This week, the United States filed its brief in American Electric Power v. Connecticut. The brief is a nicely nuanced and persuasive argument for dismissal of plaintiffs’ public nuisance claims against five large power generators. The brief is nuanced in that it acknowledges that plaintiffs have Article III standing – allowing the Court to avoid reaching a constitutional standing issue – and provides a vehicle for the Court to avoid reaching the political question doctrine issue.
Instead, the brief makes two fairly simply points – and makes them convincingly. First, the brief argues that plaintiffs’ lack “prudential standing,” because their complaint raises “generalized grievances more appropriately addressed in the representative branches.” As the brief notes:
Global climate change will potentially affect the property interests of most landowners. And the effects of climate change will not be limited to landowners; they will also be felt by individuals, corporations, and governmental entities throughout the Nation and around the world. … The problem is not simply that many plaintiffs could bring such claims and that many defendants could be sued. It is also that essentially any potential plaintiff could claim to have been injured by any (or all) of the potential defendants.
A court – when no statute or regulation is in place to provide guidance – is simply not well-suited to balance the various interests of, and the burdens reasonably and fairly to be borne by, the many entities, groups, and sectors of the economy that, although not parties to the litigation, are affected by a phenomenon that spans the globe.

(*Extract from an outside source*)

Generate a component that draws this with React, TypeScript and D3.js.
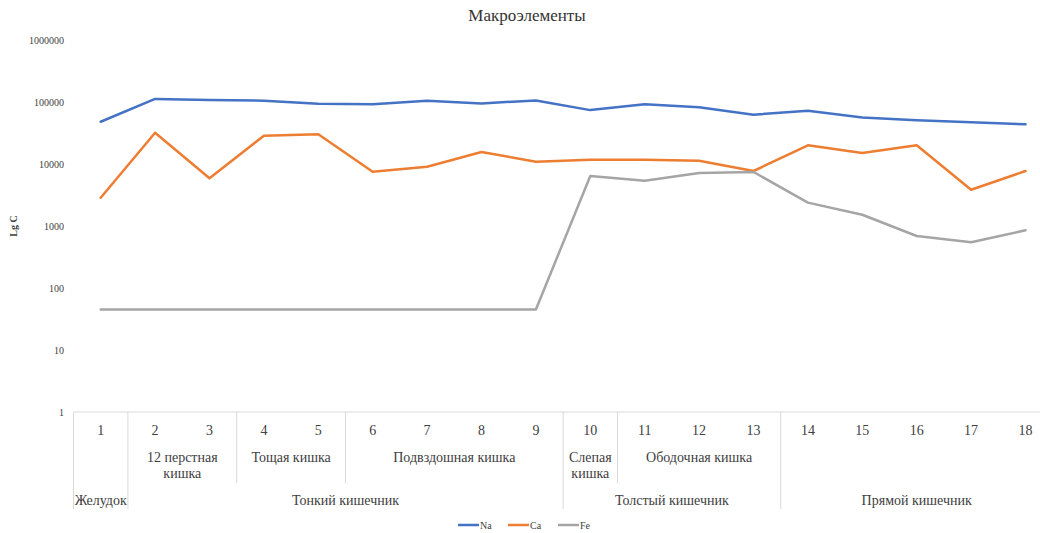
import * as d3 from "d3";
import React from "react";

// categories (sample numbers) and the two grouping levels below them
const categories: string[] = ["1", "2", "3", "4", "5", "6", "7", "8", "9", "10", "11", "12", "13", "14", "15", "16", "17", "18"];

// [first category index, last category index, label lines]
const sectionGroups: [number, number, string[]][] = [
    [1, 2, ["12 перстная", "кишка"]],
    [3, 4, ["Тощая кишка"]],
    [5, 8, ["Подвздошная кишка"]],
    [9, 9, ["Слепая", "кишка"]],
    [10, 12, ["Ободочная кишка"]],
];
const organGroups: [number, number, string][] = [
    [0, 0, "Желудок"],
    [1, 8, "Тонкий кишечник"],
    [9, 12, "Толстый кишечник"],
    [13, 17, "Прямой кишечник"],
];

const naValues: number[] = [48000, 112000, 108000, 105000, 94000, 92000, 105000, 95000, 106000, 74000, 92000, 82000, 62500, 72000, 56000, 51000, 47000, 43600];
const caValues: number[] = [2860, 32000, 5880, 28600, 30100, 7520, 9050, 15600, 10900, 11700, 11700, 11300, 7710, 20000, 15000, 20000, 3850, 7700];
const feValues: number[] = [45, 45, 45, 45, 45, 45, 45, 45, 45, 6400, 5380, 7160, 7430, 2380, 1520, 690, 546, 853];

const yTicks: number[] = [1, 10, 100, 1000, 10000, 100000, 1000000];

const seriesList = [
    { name: "Na", values: naValues, color: "#4472C4" },
    { name: "Ca", values: caValues, color: "#ED7D31" },
    { name: "Fe", values: feValues, color: "#A5A5A5" },
];

const W = 1040;
const H = 533;
const FONT = "'Liberation Serif', 'Times New Roman', serif";

export default function App() {
    const plotLeft = 73.5;
    const band = 54.4;
    const xScale = d3
        .scaleBand<string>()
        .domain(categories)
        .range([plotLeft, plotLeft + band * categories.length])
        .padding(0);
    const yScale = d3.scaleLog().domain([1, 1000000]).range([412, 40]);

    const cx = (i: number) => (xScale(categories[i]) as number) + xScale.bandwidth() / 2;
    const edgeL = (i: number) => xScale(categories[i]) as number;
    const edgeR = (i: number) => (xScale(categories[i]) as number) + xScale.bandwidth();

    const line = d3
        .line<number>()
        .x((d, i) => cx(i))
        .y(d => yScale(d));

    const axisY = yScale(1);
    const gridColor = "#D9D9D9";

    // full-height dividers at organ boundaries, short ones at section boundaries
    const organEdges = new Set<number>();
    organGroups.forEach(g => {
        organEdges.add(edgeL(g[0]));
    });
    const sectionEdges: number[] = [];
    sectionGroups.forEach(g => {
        [edgeL(g[0]), edgeR(g[1])].forEach(x => {
            if (!organEdges.has(x) && sectionEdges.indexOf(x) < 0) sectionEdges.push(x);
        });
    });

    const legendStart = 458;
    const legendStep = 50;

    return (
        <div style={{ position: "absolute", left: 0, top: 0 }}>
            <svg width={W} height={H} style={{ display: "block", background: "#fff" }} fontFamily={FONT}>
                <text x={527} y={21} textAnchor="middle" fontSize={17} fill="#333">
                    Макроэлементы
                </text>

                {/* y axis */}
                {yTicks.map(t => (
                    <text key={t} x={64} y={yScale(t)} dy="0.35em" textAnchor="end" fontSize={10} fill="#404040">
                        {t}
                    </text>
                ))}
                <text
                    transform={`translate(17,${(yScale(1) + yScale(1000000)) / 2}) rotate(-90)`}
                    textAnchor="middle"
                    fontSize={10}
                    fontWeight="bold"
                    fill="#404040"
                >
                    Lg C
                </text>

                {/* category axis */}
                <line x1={plotLeft} x2={W} y1={axisY} y2={axisY} stroke={gridColor} strokeWidth={1} />
                {Array.from(organEdges).map(x => (
                    <line key={"o" + x} x1={x} x2={x} y1={axisY} y2={509} stroke={gridColor} strokeWidth={1} />
                ))}
                {sectionEdges.map(x => (
                    <line key={"s" + x} x1={x} x2={x} y1={axisY} y2={483} stroke={gridColor} strokeWidth={1} />
                ))}
                {categories.map((c, i) => (
                    <text key={c} x={cx(i)} y={435} textAnchor="middle" fontSize={14} fill="#404040">
                        {c}
                    </text>
                ))}
                {sectionGroups.map((g, k) => (
                    <text key={"sg" + k} x={(edgeL(g[0]) + edgeR(g[1])) / 2} y={462} textAnchor="middle" fontSize={14} fill="#404040">
                        {g[2].map((s, j) => (
                            <tspan key={j} x={(edgeL(g[0]) + edgeR(g[1])) / 2} dy={j === 0 ? 0 : 16}>
                                {s}
                            </tspan>
                        ))}
                    </text>
                ))}
                {organGroups.map((g, k) => (
                    <text key={"og" + k} x={(edgeL(g[0]) + edgeR(g[1])) / 2} y={505} textAnchor="middle" fontSize={14} fill="#404040">
                        {g[2]}
                    </text>
                ))}

                {/* series */}
                {seriesList.map(s => (
                    <path
                        key={s.name}
                        d={line(s.values) as string}
                        fill="none"
                        stroke={s.color}
                        strokeWidth={2.5}
                        strokeLinejoin="round"
                        strokeLinecap="round"
                    />
                ))}

                {/* legend */}
                {seriesList.map((s, i) => (
                    <g key={"lg" + s.name} transform={`translate(${legendStart + i * legendStep},525)`}>
                        <line x1={0} x2={21} y1={0} y2={0} stroke={s.color} strokeWidth={2.5} />
                        <text x={22} y={0} dy="0.35em" fontSize={10} fill="#404040">
                            {s.name}
                        </text>
                    </g>
                ))}
            </svg>
        </div>
    );
}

The brief is even more convincing in demonstrating that the common law claims have been displaced by the regulatory actions that EPA has taken under the Clean Air Act since Massachusetts v. EPA. Specifically, it doesn’t matter that EPA’s regulation doesn’t do what the plaintiffs are seeking in the litigation:
Although EPA has not yet done precisely what plaintiffs demand here…, that is not the relevant test. … The question is whether the field has been occupied, not whether it has been occupied in a particular manner.
Moreover, and this is the crux of the displacement argument, the brief notes that:
Plaintiffs’ attempt to secure court-ordered emissions reductions from emitters of their choosing on their own schedule would be plainly inconsistent with EPA’s systematic, phased approach.
Interestingly, the brief makes the point that:
Displacement also occurs when an agency, whose comprehensive statutory authority to regulate the subject matter has been triggered, decides to postpone or even forgo the imposition of regulatory standards, where the decision is made through the exercise of that authority on the basis of a weighing of relevant considerations under the statutory scheme. [My emphasis.]
This is one issue that could come back to haunt both the government and global warming skeptics in Congress. As you will probably infer from my description of the brief, I expect the United States to win this case. However, while the prudential standing issue is persuasive, I think that the displacement is much the stronger argument – but only because EPA has in fact done something about GHG. What’s notable about the language in the brief is that, even if EPA were to make a formal decision to postpone GHG regulation under the CAA, such an decision would justify continued displacement of public nuisance claims, under the theory of the government’s brief. On the other hand, if Congress were to amend the CAA to preclude EPA regulations – and unless the legislation specifically precluded nuisance claims as well – such action would then revive the potential for nuisance claims, which is probably the last outcome that power generators would want to see.
As I have said before on this issue, be careful what you wish for.